Many of the problems in society today stem from our unwillingness to empathize. We don't think about what another person's story might be before we make a judgment.

It was important for me to not only show that every person has a story, but that we are all guilty of judgment, prejudice and sometimes even racism, and that's often because we don't take the time to understand.

Q: How did you research the novel?

A: I read several books on the internment, both fiction and non-fiction. One of the non-fiction books I found most useful was Only What We Could Carry: The Japanese American Internment Experience.

I also did extensive research at libraries and online. The most useful resource to me overall was a website called, which is full of photographs, journals, newspapers and best of all, interviews with former internees.

Of course, I also spoke with several family members. I was amazed at the detailed memory of one of my uncles, and it was easier to talk to him because he was not as emotional in recollecting as my mother.

My mother did read my manuscript, however, which was a thrill for me, considering she isn't much of a reader. Her insights were invaluable.
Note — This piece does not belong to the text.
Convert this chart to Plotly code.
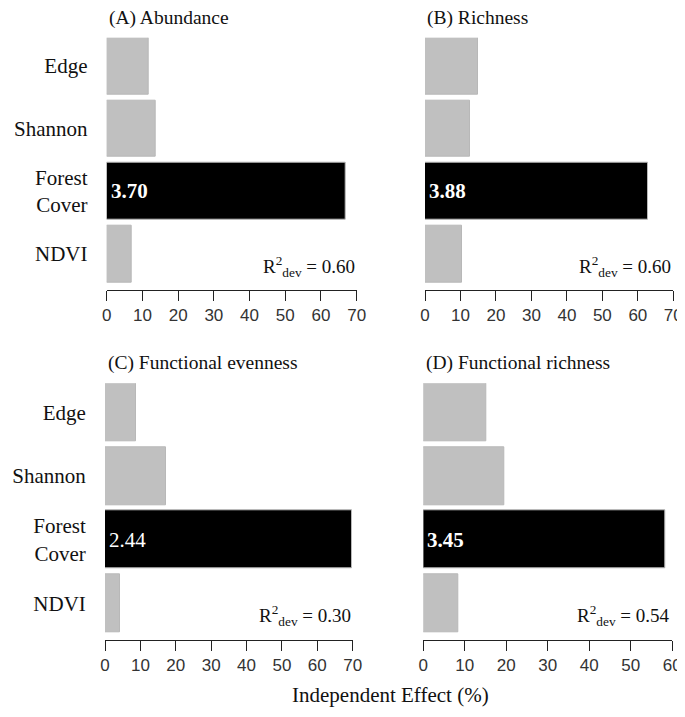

One of my favorite memories in the process of writing The Red Kimono came after she'd read a scene with Sachi and Jubie. In the original scene, Sachi was stacking rocks on top of one of the camp's fence posts. Sachi is the same age my mother was in camp, so my mother read something that I didn't catch while writing.

"Jan," she said, "there's no way Sachi could have reached the top of that fence post."

I can't tell you how much it meant to me that she'd placed herself so in my story that she caught a detail like that. And so, of course, I changed the story.

Q: What are you working on now?

A: I have a couple of children's books coming out in June and October of this year by Lee Press. These books (The Magical Red Kimono and Xs and Os) are based on the friendship of Sachi and Jubie--something very dear to my heart.

And, of course, I'm working on the sequel to The Red Kimono. The story of Sachi, Nobu and Terrence was originally intended for one book, however, it would have been too long. The sequel follows the same three lives from 1957-1963, though the point of view characters will be Sachi, Nobu, Jubie and Terrence.

Q: Anything else we should know?

The Red Kimono was selected as a 2013 Arkansas Gem by Arkansas Center for the Book and was selected as an Editor's Choice by the Historical Novel Society.

--Interview with Deborah Kalb


  1. Thank you for interviewing me about The Red Kimono, Deborah. Answering your questions brought back many memories about my mom and writing the book.

  2. You are very welcome, Jan, and thank you for your really thoughtful answers.

  3. Excellent questions, Deborah! Hearing the background of this story gives it even richer meaning. Jan hit so many important concepts in her book and enlightened many, I'm sure, about this period of history and about Japanese culture. I loved the book for its complexity and different perspectives.

    1. Thank you, Linda. That means so much, coming from someone who writes with such beautiful sensitivity.

  4. I read the Red Kimono and it's now in the annals of my favorite books. I love reading about another author's process. In my opinion, multiple points of view made the book more interesting. Memorable.